Retype the material word for word.

╔══

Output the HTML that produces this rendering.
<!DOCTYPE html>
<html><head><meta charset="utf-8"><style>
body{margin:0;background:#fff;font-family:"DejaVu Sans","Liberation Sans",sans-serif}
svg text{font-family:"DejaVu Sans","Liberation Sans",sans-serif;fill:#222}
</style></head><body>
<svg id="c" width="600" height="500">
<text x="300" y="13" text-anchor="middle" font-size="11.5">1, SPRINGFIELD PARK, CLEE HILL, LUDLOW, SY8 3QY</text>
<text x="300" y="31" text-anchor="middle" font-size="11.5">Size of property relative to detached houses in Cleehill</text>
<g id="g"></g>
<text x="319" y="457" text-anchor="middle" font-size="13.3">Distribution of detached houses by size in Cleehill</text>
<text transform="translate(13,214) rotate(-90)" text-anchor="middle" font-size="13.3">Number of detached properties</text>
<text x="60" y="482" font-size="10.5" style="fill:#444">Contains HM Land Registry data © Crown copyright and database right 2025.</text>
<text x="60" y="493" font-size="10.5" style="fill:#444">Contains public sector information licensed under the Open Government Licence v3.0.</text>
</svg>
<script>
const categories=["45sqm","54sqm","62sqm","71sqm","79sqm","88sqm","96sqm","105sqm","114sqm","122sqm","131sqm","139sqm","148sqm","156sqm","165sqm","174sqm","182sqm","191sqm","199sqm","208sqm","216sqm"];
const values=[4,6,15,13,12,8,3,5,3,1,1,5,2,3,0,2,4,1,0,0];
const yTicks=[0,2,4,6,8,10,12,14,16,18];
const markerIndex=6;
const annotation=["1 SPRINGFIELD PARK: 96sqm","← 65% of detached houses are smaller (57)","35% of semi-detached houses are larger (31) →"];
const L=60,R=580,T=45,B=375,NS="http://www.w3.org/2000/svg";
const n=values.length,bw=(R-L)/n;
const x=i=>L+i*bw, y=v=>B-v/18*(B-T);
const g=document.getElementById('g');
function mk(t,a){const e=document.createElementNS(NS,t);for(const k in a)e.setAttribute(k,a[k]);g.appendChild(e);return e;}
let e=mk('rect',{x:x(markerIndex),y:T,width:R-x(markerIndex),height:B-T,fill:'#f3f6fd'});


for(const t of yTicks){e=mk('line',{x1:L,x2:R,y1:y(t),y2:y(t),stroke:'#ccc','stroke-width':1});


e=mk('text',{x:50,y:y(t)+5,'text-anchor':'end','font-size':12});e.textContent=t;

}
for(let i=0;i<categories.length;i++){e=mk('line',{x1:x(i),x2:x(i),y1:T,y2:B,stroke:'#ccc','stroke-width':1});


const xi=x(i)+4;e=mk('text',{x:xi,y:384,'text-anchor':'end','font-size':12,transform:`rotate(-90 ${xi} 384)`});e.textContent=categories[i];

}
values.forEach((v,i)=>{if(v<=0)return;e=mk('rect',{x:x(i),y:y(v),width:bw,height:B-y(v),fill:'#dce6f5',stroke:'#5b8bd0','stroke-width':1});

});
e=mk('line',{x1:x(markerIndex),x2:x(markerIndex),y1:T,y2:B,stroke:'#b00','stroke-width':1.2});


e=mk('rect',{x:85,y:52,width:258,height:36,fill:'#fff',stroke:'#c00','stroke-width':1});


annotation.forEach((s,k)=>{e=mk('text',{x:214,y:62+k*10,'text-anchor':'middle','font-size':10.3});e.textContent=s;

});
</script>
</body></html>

╚══

WRITTEN ANSWER:
Output the HTML that produces this rendering.
<!DOCTYPE html>
<html><head><meta charset="utf-8"><style>
body{margin:0;background:#fff;font-family:"DejaVu Sans","Liberation Sans",sans-serif}
svg text{font-family:"DejaVu Sans","Liberation Sans",sans-serif;fill:#222}
</style></head><body>
<svg id="c" width="600" height="500">
<text x="300" y="13" text-anchor="middle" font-size="11.5">1, SPRINGFIELD PARK, CLEE HILL, LUDLOW, SY8 3QY</text>
<text x="300" y="31" text-anchor="middle" font-size="11.5">Size of property relative to detached houses in Cleehill</text>
<g id="g"></g>
<text x="319" y="457" text-anchor="middle" font-size="13.3">Distribution of detached houses by size in Cleehill</text>
<text transform="translate(13,214) rotate(-90)" text-anchor="middle" font-size="13.3">Number of detached properties</text>
<text x="60" y="482" font-size="10.5" style="fill:#444">Contains HM Land Registry data © Crown copyright and database right 2025.</text>
<text x="60" y="493" font-size="10.5" style="fill:#444">Contains public sector information licensed under the Open Government Licence v3.0.</text>
</svg>
<script>
const categories=["45sqm","54sqm","62sqm","71sqm","79sqm","88sqm","96sqm","105sqm","114sqm","122sqm","131sqm","139sqm","148sqm","156sqm","165sqm","174sqm","182sqm","191sqm","199sqm","208sqm","216sqm"];
const values=[4,6,15,13,12,8,3,5,3,1,1,5,2,3,0,2,4,1,0,0];
const yTicks=[0,2,4,6,8,10,12,14,16,18];
const markerIndex=6;
const annotation=["1 SPRINGFIELD PARK: 96sqm","← 65% of detached houses are smaller (57)","35% of semi-detached houses are larger (31) →"];
const L=60,R=580,T=45,B=375,NS="http://www.w3.org/2000/svg";
const n=values.length,bw=(R-L)/n;
const x=i=>L+i*bw, y=v=>B-v/18*(B-T);
const g=document.getElementById('g');
function mk(t,a){const e=document.createElementNS(NS,t);for(const k in a)e.setAttribute(k,a[k]);g.appendChild(e);return e;}
let e=mk('rect',{x:x(markerIndex),y:T,width:R-x(markerIndex),height:B-T,fill:'#f3f6fd'});


for(const t of yTicks){e=mk('line',{x1:L,x2:R,y1:y(t),y2:y(t),stroke:'#ccc','stroke-width':1});


e=mk('text',{x:50,y:y(t)+5,'text-anchor':'end','font-size':12});e.textContent=t;

}
for(let i=0;i<categories.length;i++){e=mk('line',{x1:x(i),x2:x(i),y1:T,y2:B,stroke:'#ccc','stroke-width':1});


const xi=x(i)+4;e=mk('text',{x:xi,y:384,'text-anchor':'end','font-size':12,transform:`rotate(-90 ${xi} 384)`});e.textContent=categories[i];

}
values.forEach((v,i)=>{if(v<=0)return;e=mk('rect',{x:x(i),y:y(v),width:bw,height:B-y(v),fill:'#dce6f5',stroke:'#5b8bd0','stroke-width':1});

});
e=mk('line',{x1:x(markerIndex),x2:x(markerIndex),y1:T,y2:B,stroke:'#b00','stroke-width':1.2});


e=mk('rect',{x:85,y:52,width:258,height:36,fill:'#fff',stroke:'#c00','stroke-width':1});


annotation.forEach((s,k)=>{e=mk('text',{x:214,y:62+k*10,'text-anchor':'middle','font-size':10.3});e.textContent=s;

});
</script>
</body></html>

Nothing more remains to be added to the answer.